S'agissant de la rétention de sûreté, je souhaiterais que vous puissiez rassurer nos concitoyens sur les modalités d'application de cette mesure opportune et réfléchie. À cet égard, je voudrais formuler trois observations.

D'abord, usant d'une simplification sans doute abusive, je dirai que le bracelet électronique n'est rien sans ceux qui en contrôlent la mise en oeuvre – et pas seulement sur le plan technique –, sans de véritables tuteurs ou officiers de probation, qui prolongent par le dialogue ce qu'un simple pointage au commissariat ou à la gendarmerie ne peut assurer. Comme pour le suivi thérapeutique, il n'est pas d'efficacité sans contrôle réel.

Ensuite, le texte n'ayant pas de portée rétroactive, qu'envisagez-vous pour les condamnés en passe d'être libérés mais présentant un risque grave de récidive, en particulier si aucun réexamen de leur situation n'a été prévu ou s'ils ont commis plusieurs crimes ?
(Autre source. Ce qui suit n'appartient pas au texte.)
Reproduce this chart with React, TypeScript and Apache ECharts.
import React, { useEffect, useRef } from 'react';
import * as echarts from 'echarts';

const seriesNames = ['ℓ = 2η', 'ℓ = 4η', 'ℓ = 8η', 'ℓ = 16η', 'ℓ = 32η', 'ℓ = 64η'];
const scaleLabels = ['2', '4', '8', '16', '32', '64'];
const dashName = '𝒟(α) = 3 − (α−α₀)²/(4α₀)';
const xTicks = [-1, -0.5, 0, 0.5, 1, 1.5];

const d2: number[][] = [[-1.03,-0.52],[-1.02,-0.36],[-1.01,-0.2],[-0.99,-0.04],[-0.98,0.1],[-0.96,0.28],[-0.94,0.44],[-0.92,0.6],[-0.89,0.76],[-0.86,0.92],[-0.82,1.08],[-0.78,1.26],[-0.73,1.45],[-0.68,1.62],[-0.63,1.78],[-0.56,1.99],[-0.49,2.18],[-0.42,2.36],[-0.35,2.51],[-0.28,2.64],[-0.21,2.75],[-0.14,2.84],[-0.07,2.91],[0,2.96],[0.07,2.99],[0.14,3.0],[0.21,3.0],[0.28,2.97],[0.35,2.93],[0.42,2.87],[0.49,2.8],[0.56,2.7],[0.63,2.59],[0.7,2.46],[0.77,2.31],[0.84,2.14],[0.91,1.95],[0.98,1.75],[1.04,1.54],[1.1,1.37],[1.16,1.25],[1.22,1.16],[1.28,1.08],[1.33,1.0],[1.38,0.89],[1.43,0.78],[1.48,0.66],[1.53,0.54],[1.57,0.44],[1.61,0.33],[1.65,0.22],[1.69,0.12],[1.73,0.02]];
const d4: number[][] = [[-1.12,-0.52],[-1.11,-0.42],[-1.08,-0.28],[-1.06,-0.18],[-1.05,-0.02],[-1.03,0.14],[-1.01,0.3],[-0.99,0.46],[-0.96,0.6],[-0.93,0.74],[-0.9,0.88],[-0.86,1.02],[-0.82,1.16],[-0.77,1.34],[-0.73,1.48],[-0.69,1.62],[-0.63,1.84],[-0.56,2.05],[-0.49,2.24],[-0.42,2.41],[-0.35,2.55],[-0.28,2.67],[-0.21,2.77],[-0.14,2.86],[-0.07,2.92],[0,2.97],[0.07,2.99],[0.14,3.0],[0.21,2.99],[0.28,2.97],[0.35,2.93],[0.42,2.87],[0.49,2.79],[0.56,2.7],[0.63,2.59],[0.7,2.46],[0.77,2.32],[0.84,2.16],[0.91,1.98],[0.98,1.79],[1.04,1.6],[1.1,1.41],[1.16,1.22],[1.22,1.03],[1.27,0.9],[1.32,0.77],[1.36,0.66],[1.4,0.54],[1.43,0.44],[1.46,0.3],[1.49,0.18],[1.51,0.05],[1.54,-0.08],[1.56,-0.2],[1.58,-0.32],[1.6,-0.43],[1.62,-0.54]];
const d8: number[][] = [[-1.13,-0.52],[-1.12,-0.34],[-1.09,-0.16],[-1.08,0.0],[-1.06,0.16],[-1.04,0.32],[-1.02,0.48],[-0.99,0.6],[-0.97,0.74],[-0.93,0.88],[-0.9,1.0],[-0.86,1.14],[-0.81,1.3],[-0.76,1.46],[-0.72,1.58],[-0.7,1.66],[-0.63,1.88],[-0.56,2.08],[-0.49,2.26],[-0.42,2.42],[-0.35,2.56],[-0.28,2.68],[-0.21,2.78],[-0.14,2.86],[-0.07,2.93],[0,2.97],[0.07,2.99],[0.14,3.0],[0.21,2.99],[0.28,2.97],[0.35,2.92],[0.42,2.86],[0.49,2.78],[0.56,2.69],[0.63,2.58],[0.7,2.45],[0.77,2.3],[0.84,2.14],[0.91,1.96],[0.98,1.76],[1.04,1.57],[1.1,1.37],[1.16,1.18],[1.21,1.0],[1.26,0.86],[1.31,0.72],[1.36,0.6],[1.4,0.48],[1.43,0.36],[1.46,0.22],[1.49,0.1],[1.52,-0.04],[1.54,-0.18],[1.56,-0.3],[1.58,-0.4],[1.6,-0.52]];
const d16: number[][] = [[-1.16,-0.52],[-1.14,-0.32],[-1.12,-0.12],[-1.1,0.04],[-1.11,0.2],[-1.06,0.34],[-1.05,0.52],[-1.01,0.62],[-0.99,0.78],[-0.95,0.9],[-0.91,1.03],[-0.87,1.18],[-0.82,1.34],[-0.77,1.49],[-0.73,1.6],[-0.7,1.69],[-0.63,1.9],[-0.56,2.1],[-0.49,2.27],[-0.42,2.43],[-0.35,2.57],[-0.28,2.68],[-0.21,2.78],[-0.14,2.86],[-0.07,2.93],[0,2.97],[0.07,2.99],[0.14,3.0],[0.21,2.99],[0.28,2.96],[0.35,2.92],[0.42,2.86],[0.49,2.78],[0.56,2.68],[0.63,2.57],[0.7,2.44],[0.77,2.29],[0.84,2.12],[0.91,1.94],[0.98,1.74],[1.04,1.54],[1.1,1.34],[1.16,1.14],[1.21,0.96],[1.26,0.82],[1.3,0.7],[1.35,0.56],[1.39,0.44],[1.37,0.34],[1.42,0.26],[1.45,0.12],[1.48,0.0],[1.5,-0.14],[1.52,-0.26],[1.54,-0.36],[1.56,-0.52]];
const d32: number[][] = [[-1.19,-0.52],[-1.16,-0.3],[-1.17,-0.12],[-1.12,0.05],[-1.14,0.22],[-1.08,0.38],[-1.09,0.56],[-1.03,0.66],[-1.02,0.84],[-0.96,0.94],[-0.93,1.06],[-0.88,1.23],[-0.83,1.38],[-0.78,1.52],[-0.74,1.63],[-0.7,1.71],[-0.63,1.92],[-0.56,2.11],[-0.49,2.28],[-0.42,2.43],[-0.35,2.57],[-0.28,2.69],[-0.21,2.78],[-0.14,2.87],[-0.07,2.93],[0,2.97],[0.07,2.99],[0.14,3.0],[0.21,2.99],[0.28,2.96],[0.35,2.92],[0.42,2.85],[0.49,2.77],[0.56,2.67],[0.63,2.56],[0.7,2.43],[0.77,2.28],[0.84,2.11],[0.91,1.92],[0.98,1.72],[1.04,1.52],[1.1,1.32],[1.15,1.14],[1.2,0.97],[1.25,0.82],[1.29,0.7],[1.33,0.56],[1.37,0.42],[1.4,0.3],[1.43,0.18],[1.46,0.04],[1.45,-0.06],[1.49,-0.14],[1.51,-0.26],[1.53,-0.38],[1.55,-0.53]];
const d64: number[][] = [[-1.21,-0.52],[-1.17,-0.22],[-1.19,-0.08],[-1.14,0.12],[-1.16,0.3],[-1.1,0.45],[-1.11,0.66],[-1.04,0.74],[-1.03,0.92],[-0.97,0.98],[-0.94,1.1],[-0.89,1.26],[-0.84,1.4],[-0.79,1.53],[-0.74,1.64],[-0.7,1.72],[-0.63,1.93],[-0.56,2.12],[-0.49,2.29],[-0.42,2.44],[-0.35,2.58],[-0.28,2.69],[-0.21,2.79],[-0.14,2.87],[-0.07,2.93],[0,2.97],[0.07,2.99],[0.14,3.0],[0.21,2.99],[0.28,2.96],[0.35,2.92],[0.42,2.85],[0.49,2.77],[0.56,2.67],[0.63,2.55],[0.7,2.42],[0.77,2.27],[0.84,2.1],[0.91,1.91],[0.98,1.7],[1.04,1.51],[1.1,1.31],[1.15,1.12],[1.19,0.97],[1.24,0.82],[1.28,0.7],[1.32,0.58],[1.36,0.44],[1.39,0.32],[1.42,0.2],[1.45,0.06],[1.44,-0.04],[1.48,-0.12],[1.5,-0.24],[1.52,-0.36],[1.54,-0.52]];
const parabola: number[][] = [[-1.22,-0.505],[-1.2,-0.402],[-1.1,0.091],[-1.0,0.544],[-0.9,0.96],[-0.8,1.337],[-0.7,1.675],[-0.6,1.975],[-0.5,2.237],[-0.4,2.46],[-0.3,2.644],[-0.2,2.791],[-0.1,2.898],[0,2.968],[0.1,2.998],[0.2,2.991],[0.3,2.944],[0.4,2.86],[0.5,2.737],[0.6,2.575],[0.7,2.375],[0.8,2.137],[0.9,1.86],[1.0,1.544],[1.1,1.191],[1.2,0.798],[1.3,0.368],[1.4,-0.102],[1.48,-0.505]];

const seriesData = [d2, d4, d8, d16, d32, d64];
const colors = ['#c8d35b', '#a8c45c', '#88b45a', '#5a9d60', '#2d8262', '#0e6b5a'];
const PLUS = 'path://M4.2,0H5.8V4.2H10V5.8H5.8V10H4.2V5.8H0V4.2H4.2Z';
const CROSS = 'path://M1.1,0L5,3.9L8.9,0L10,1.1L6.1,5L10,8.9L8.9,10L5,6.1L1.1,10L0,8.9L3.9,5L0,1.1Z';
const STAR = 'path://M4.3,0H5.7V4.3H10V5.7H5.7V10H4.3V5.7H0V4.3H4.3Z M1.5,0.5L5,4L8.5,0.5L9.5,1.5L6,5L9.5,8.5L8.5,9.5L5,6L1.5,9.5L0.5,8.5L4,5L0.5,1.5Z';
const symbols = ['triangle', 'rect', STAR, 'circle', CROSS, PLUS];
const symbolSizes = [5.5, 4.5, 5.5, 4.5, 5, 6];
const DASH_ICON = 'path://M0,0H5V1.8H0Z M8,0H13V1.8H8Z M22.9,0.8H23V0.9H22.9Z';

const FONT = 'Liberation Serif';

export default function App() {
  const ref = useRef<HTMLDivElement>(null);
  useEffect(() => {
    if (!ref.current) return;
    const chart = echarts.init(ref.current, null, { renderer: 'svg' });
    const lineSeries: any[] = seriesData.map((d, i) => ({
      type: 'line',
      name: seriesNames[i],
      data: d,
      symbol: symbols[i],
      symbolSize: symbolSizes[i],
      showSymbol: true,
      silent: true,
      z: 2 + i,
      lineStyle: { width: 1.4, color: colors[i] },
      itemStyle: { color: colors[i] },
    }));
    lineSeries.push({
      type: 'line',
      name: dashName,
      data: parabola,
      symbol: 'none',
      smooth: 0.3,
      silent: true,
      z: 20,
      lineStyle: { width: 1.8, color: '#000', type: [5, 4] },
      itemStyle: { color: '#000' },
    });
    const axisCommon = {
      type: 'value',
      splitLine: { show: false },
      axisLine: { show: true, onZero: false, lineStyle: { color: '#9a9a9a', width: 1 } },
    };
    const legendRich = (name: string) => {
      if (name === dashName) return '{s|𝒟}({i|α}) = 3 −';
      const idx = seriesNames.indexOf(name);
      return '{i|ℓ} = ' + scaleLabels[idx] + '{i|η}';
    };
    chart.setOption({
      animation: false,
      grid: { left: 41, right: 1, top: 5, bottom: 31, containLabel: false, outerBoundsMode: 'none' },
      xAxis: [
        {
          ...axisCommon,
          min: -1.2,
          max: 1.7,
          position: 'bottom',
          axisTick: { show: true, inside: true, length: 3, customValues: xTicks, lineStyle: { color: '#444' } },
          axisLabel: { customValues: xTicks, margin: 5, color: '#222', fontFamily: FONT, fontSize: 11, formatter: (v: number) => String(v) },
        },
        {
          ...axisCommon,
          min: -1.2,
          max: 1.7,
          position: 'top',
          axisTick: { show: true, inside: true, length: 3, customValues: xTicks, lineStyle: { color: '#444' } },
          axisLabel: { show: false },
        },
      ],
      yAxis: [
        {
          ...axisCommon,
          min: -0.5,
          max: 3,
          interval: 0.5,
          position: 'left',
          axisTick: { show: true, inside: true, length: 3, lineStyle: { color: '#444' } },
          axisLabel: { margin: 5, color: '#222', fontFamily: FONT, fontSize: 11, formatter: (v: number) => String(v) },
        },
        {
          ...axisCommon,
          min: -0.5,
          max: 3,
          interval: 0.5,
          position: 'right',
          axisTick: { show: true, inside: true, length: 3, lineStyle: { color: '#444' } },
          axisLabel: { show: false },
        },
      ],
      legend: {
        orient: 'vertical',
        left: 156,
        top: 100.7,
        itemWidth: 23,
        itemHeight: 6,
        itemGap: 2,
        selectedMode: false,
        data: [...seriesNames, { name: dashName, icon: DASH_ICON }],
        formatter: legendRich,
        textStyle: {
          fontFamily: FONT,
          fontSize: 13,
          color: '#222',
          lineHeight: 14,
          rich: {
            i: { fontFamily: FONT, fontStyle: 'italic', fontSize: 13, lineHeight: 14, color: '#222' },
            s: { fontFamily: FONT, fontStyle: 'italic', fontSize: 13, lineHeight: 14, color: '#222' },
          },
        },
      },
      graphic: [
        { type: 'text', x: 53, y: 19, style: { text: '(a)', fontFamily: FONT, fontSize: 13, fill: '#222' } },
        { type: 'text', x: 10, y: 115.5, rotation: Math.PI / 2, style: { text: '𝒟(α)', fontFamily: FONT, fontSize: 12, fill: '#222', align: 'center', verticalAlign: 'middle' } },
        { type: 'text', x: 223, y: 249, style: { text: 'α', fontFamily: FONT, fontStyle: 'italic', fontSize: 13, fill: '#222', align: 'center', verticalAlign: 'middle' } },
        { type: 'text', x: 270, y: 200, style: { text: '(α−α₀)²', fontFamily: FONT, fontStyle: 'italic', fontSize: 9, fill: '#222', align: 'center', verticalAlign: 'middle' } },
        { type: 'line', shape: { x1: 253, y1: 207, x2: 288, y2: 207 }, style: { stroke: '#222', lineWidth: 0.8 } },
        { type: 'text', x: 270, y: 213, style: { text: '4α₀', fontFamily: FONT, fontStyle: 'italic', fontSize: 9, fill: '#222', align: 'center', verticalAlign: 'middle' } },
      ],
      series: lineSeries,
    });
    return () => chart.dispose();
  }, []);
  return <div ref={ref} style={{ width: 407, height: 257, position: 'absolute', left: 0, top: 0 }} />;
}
Enfin, je voudrais évoquer, sur le plan des principes, une affaire atroce, qui a endeuillé la France entière, et en particulier le VIIe arrondissement de Paris, où le père de la victime, qui a fait preuve d'une dignité exemplaire, exerce sa mission d'officier, est connu et très apprécié. La jeune et héroïque Anne-Lorraine Schmitt a été assassinée un dimanche matin dans un train de banlieue par un violeur récidiviste, condamné et libéré, qui tentait d'abuser d'elle. Elle avait vingt-trois ans,

Le viol est un crime particulièrement odieux et je ne vois guère de différence d'âge de la victime qui puisse justifier un traitement différent quant aux risques de récidive ; à moins d'admettre qu'une jeune femme majeure mérite moins de protection contre le viol qu'une mineure, ou que le violeur d'une majeure ne s'attaquera jamais à une mineure. Absurde naturellement ! Comme il est injuste aussi d'exclure les personnes âgées particulièrement vulnérables.
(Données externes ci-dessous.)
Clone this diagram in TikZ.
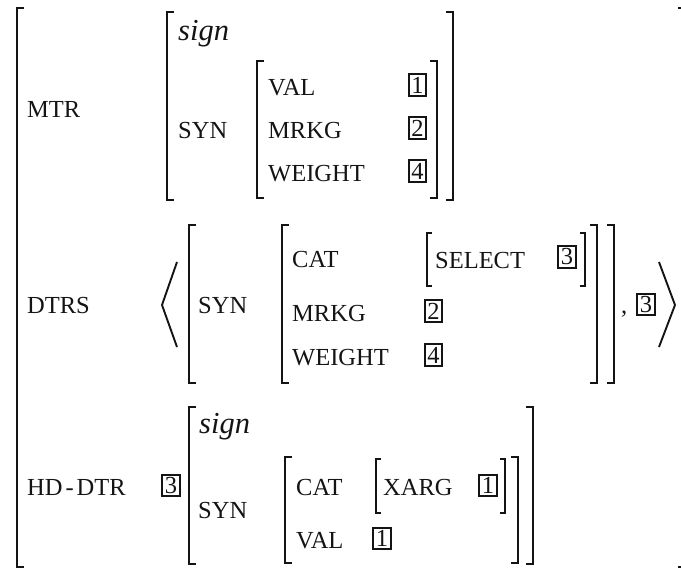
\documentclass[tikz,border=0pt]{standalone}
\usepackage{fontspec}
\setmainfont{Liberation Serif}
\definecolor{ink}{HTML}{141414}
\newcommand{\avmL}[4][brk]{\draw[#1] ({#2+7},#3) -- (#2,#3) -- (#2,#4) -- ({#2+7},#4);}
\newcommand{\avmR}[4][brk]{\draw[#1] ({#2-7},#3) -- (#2,#3) -- (#2,#4) -- ({#2-7},#4);}
\newcommand{\avmSL}[3]{\draw[sbrk] ({#1+5},#2) -- (#1,#2) -- (#1,#3) -- ({#1+5},#3);}
\newcommand{\avmSR}[3]{\draw[sbrk] ({#1-5},#2) -- (#1,#2) -- (#1,#3) -- ({#1-5},#3);}
\tikzset{
  lbl/.style={anchor=base west, inner sep=0pt, font=\fontsize{24.5}{28}\selectfont, text=ink},
  typ/.style={anchor=base west, inner sep=0pt, font=\fontsize{30.5}{34}\selectfont\itshape, text=ink},
  tagbox/.style={draw=ink, line width=2.4pt, inner sep=0pt, minimum width=17.5pt, minimum height=21.5pt,
     font=\fontsize{24.5}{28}\selectfont, text=ink},
  brk/.style={draw=ink, line width=2.8pt, line join=miter},
  sbrk/.style={draw=ink, line width=1.4pt, line join=miter},
  angl/.style={draw=ink, line width=1.9pt, line join=miter},
}
\begin{document}
\begin{tikzpicture}[x=1pt, y=-1pt]
\useasboundingbox (0,0) rectangle (681,570);
% outer matrix
\avmL{17}{8}{567}
\draw[brk] (678,8) -- (684,8);
\draw[brk] (678,567) -- (684,567);

% ---------- MTR ----------
\node[lbl] (mtr) at (27,117) {MTR};
\avmL{167}{12}{200}
\avmR{453}{12}{200}
\node[typ] (sign1) at (178,41) {sign};
\node[lbl] (syn1) at (178,138) {SYN};
\avmL{257}{61}{198}
\avmR{437}{61}{198}
\node[lbl] (val1) at (268,95) {VAL};
\node[lbl] (mrkg1) at (268,138) {MRKG};
\node[lbl] (wt1) at (268,181) {WEIGHT};
\node[tagbox] (t1a) at (417.5,85) {1};
\node[tagbox] (t2a) at (417.5,128) {2};
\node[tagbox] (t4a) at (417.5,171) {4};

% ---------- DTRS ----------
\node[lbl] (dtrs) at (27,313) {DTRS};
\draw[angl] (177,262) -- (162,305) -- (177,347);
\avmL{189}{225}{383}
\node[lbl] (syn2) at (198,313) {SYN};
\avmL{282}{225}{383}
\node[lbl] (cat2) at (292,267) {CAT};
\node[lbl] (mrkg2) at (292,321) {MRKG};
\node[lbl] (wt2) at (292,365) {WEIGHT};
\avmSL{427}{233}{286}
\node[lbl] (sel) at (435,268) {SELECT};
\node[tagbox] (t3a) at (567,257) {3};
\avmSR{585}{233}{286}
\node[tagbox] (t2b) at (433.5,311) {2};
\node[tagbox] (t4b) at (433.5,355) {4};
\avmR{597}{225}{383}
\avmR{614}{225}{383}
\node[lbl] (comma) at (621,313) {,};
\node[tagbox] (t3b) at (646,304.5) {3};
\draw[angl] (659,262) -- (675,305) -- (659,347);

% ---------- HD-DTR ----------
\node[lbl] (hd) at (27,495) {HD\kern3pt-\kern3pt DTR};
\node[tagbox] (t3c) at (171,485.5) {3};
\avmL{189}{407}{564}
\avmR{533}{407}{564}
\node[typ] (sign2) at (199,433) {sign};
\node[lbl] (syn3) at (198,518) {SYN};
\avmL{285}{457}{563}
\avmR{518}{457}{563}
\node[lbl] (cat3) at (296,495) {CAT};
\node[lbl] (val3) at (296,548) {VAL};
\avmSL{376}{459}{513}
\node[lbl] (xarg) at (383,495) {XARG};
\node[tagbox] (t1b) at (488,485.5) {1};
\avmSR{505}{459}{513}
\node[tagbox] (t1c) at (382,538.5) {1};
\end{tikzpicture}
\end{document}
Voilà pourquoi j'ai cosigné un amendement étendant aux autres auteurs de crimes les plus graves, dont le viol, les mesures proposées pour les auteurs de crimes pédophiles. Les travaux de la commission des lois ont devancé heureusement mon intention. Je souhaite très ardemment que le Gouvernement s'y rallie.
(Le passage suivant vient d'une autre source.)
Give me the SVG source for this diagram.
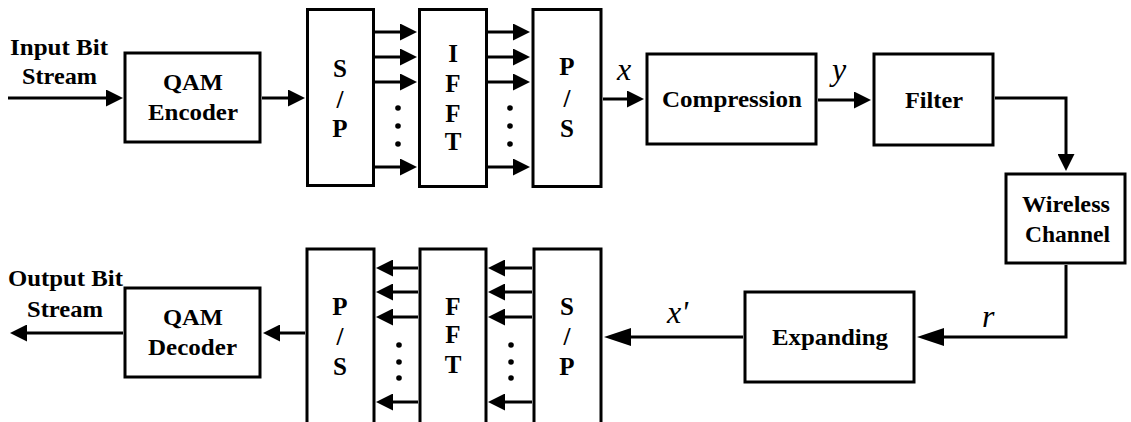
<svg xmlns="http://www.w3.org/2000/svg" width="1131" height="422" viewBox="0 0 1131 422">
<style>
.box{fill:#fff;stroke:#000;stroke-width:3}
.ln{fill:none;stroke:#000;stroke-width:3}
.a{marker-end:url(#ah)}
.aL{marker-end:url(#ahL)}
</style>
<defs>
<marker id="ah" markerUnits="userSpaceOnUse" markerWidth="17" markerHeight="17" viewBox="0 0 17 17" refX="7" refY="8.5" orient="auto"><path d="M0,0 L17,8.5 L0,17 z" fill="#000"/></marker>
<marker id="ahL" markerUnits="userSpaceOnUse" markerWidth="27" markerHeight="18" viewBox="0 0 27 18" refX="17" refY="9" orient="auto"><path d="M0,0 L27,9 L0,18 z" fill="#000"/></marker>
</defs>
<rect width="1131" height="422" fill="#fff"/>

<g id="connectors">
<path class="ln a" d="M8,98 H113"/>
<path class="ln a" d="M262,98 H295"/>
<path class="ln a" d="M375,32 H407"/>
<path class="ln a" d="M375,57 H407"/>
<path class="ln a" d="M375,82 H407"/>
<path class="ln a" d="M375,167 H407"/>
<path class="ln a" d="M488,32 H520"/>
<path class="ln a" d="M488,57 H520"/>
<path class="ln a" d="M488,82 H520"/>
<path class="ln a" d="M488,167 H520"/>
<path class="ln a" d="M603,99 H634"/>
<path class="ln a" d="M818,100 H861"/>
<path class="ln a" d="M995,98 H1066 V161"/>
<path class="ln aL" d="M1066,265 V337 H927"/>
<path class="ln aL" d="M743,337 H614"/>
<path class="ln a" d="M532,268 H498"/>
<path class="ln a" d="M532,292 H498"/>
<path class="ln a" d="M532,317 H498"/>
<path class="ln a" d="M532,402 H498"/>
<path class="ln a" d="M418,268 H386"/>
<path class="ln a" d="M418,292 H386"/>
<path class="ln a" d="M418,317 H386"/>
<path class="ln a" d="M418,402 H386"/>
<path class="ln a" d="M305,333 H273"/>
<path class="ln a" d="M123,333 H20"/>
<g fill="#000">
<circle cx="398" cy="108" r="2.8"/><circle cx="398" cy="126" r="2.8"/><circle cx="398" cy="144" r="2.8"/>
<circle cx="510" cy="108" r="2.8"/><circle cx="510" cy="126" r="2.8"/><circle cx="510" cy="144" r="2.8"/>
<circle cx="399" cy="345" r="2.8"/><circle cx="399" cy="362" r="2.8"/><circle cx="399" cy="378" r="2.8"/>
<circle cx="511" cy="345" r="2.8"/><circle cx="511" cy="362" r="2.8"/><circle cx="511" cy="378" r="2.8"/>
</g>
<g font-family="Liberation Serif, Times New Roman, serif" font-style="italic" font-size="32" fill="#000">
<text x="617" y="80">x</text>
<text x="832" y="80">y</text>
<text x="982" y="327">r</text>
<text x="667" y="323">x'</text>
</g>
</g>

<g font-family="Liberation Serif, Times New Roman, serif" font-weight="bold" font-size="24" fill="#000">
<g id="input-label">
<text x="10" y="55" textLength="98" lengthAdjust="spacingAndGlyphs">Input Bit</text>
<text x="22" y="84" textLength="75" lengthAdjust="spacingAndGlyphs">Stream</text>
</g>
<g id="qam-encoder">
<rect class="box" x="125" y="53" width="135" height="89"/>
<text x="163" y="90" textLength="60" lengthAdjust="spacingAndGlyphs">QAM</text>
<text x="148" y="120" textLength="90" lengthAdjust="spacingAndGlyphs">Encoder</text>
</g>
<g id="compression">
<rect class="box" x="647" y="54" width="169" height="90"/>
<text x="662" y="107" textLength="140" lengthAdjust="spacingAndGlyphs">Compression</text>
</g>
<g id="filter">
<rect class="box" x="874" y="54" width="119" height="91"/>
<text x="905" y="108" textLength="58" lengthAdjust="spacingAndGlyphs">Filter</text>
</g>
<g id="wireless-channel">
<rect class="box" x="1006" y="174" width="119" height="89"/>
<text x="1022" y="212" textLength="88" lengthAdjust="spacingAndGlyphs">Wireless</text>
<text x="1025" y="242" textLength="85" lengthAdjust="spacingAndGlyphs">Channel</text>
</g>
<g id="expanding">
<rect class="box" x="745" y="292" width="169" height="90"/>
<text x="772" y="345" textLength="116" lengthAdjust="spacingAndGlyphs">Expanding</text>
</g>
<g id="qam-decoder">
<rect class="box" x="125" y="288" width="135" height="89"/>
<text x="163" y="325" textLength="60" lengthAdjust="spacingAndGlyphs">QAM</text>
<text x="148" y="355" textLength="89" lengthAdjust="spacingAndGlyphs">Decoder</text>
</g>
<g id="output-label">
<text x="8" y="286" textLength="115" lengthAdjust="spacingAndGlyphs">Output Bit</text>
<text x="27" y="317" textLength="76" lengthAdjust="spacingAndGlyphs">Stream</text>
</g>
<g text-anchor="middle" font-size="25">
<g id="sp-top">
<rect class="box" x="307.5" y="9.5" width="66" height="176"/>
<text x="340" y="77">S</text>
<text x="340" y="108">/</text>
<text x="340" y="137">P</text>
</g>
<g id="ifft">
<rect class="box" x="419.5" y="9.5" width="67" height="177"/>
<text x="453" y="62">I</text>
<text x="453" y="92">F</text>
<text x="453" y="122">F</text>
<text x="453" y="150">T</text>
</g>
<g id="ps-top">
<rect class="box" x="533" y="9.5" width="68" height="177"/>
<text x="567" y="75">P</text>
<text x="567" y="107">/</text>
<text x="567" y="137">S</text>
</g>
<g id="sp-bottom">
<rect class="box" x="534" y="249" width="67" height="190"/>
<text x="567" y="315">S</text>
<text x="567" y="345">/</text>
<text x="567" y="375">P</text>
</g>
<g id="fft">
<rect class="box" x="420" y="249" width="66" height="190"/>
<text x="453" y="315">F</text>
<text x="453" y="343">F</text>
<text x="453" y="373">T</text>
</g>
<g id="ps-bottom">
<rect class="box" x="307" y="249" width="67" height="190"/>
<text x="340" y="315">P</text>
<text x="340" y="345">/</text>
<text x="340" y="375">S</text>
</g>
</g>
</g>
</svg>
Madame la garde des sceaux, confirmez-nous, je vous en prie, que, demain, en l'état du droit et de son application, le calvaire d'Anne-Lorraine ne pourra plus jamais se reproduire.

Sous le bénéfice de ces observations, je voterai, bien sûr ce projet de loi. (Applaudissements sur les bancs du groupe de l'Union pour un mouvement populaire.)